Gibson was born in 1832 to Tobias and Louisiana Breckenridge Hart Gibson. Tobias Gibson made his home in Kentucky but his fortune in Louisiana as a sugar planter, thanks to his own hard work and the institution of slavery. Tobias later often confided to others that he was “in conscience opposed” to the institution (p. 25). Besides Tobias’s discomfort with slavery, McBride shows that the Gibson family defied several other modern assumptions about the southern planter class. For example, while thoroughly grounding her study in scholarship on antebellum Victorian culture and the southern “honor” ethic, she illustrates that Tobias “appealed to the inner-directed concept of character” as well as the “outer-directed ethic of honor” in raising his son (p. 42). The Gibsons valued economy, thrift, and self-discipline rather than ostentatious displays of authority and aggressive assertion.
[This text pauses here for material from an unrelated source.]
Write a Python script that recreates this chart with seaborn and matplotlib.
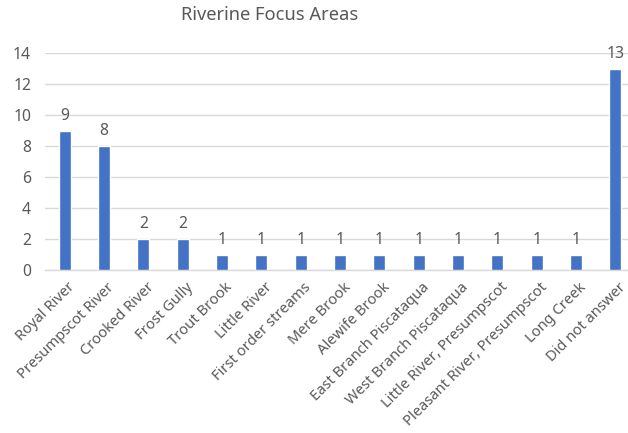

Later in life, in two cases in which a southern gentleman might be expected to demand a duel with a personal enemy (General Braxton Bragg’s slanderous charges of cowardice both during and after the Civil War, and an unscrupulous political rival’s claim that the Gibsons had a mixed racial heritage), Randall Gibson apparently never even considered that course of action.
Randall Gibson matriculated at Yale in 1848 just as the sectional crisis was about to enter its most acute phase. McBride treats Gibson’s Yale years as crucial to the formation of his sectional outlook for the rest of his life. He was universally popular and admired among his northern classmates, who seemingly accepted the southern Cavalier myth and saw Gibson as a fine example of the best of the southern aristocracy. Even after his death, Gibson’s fellow alumni from the North honored his memory as a “superior type of gentleman,” admiring his simple manners, lack of pretense, and intelligence (p. 28). While at Yale, though, Gibson found his native section increasingly on the defensive, and became more self-consciously southern in his political outlook and social views. At the same time, he managed to nurture affectionate ties with his northern friends, beginning a “lifelong quest for common ground” on which he could help northerners and southerners reconcile contradictory interests and values (p. 26).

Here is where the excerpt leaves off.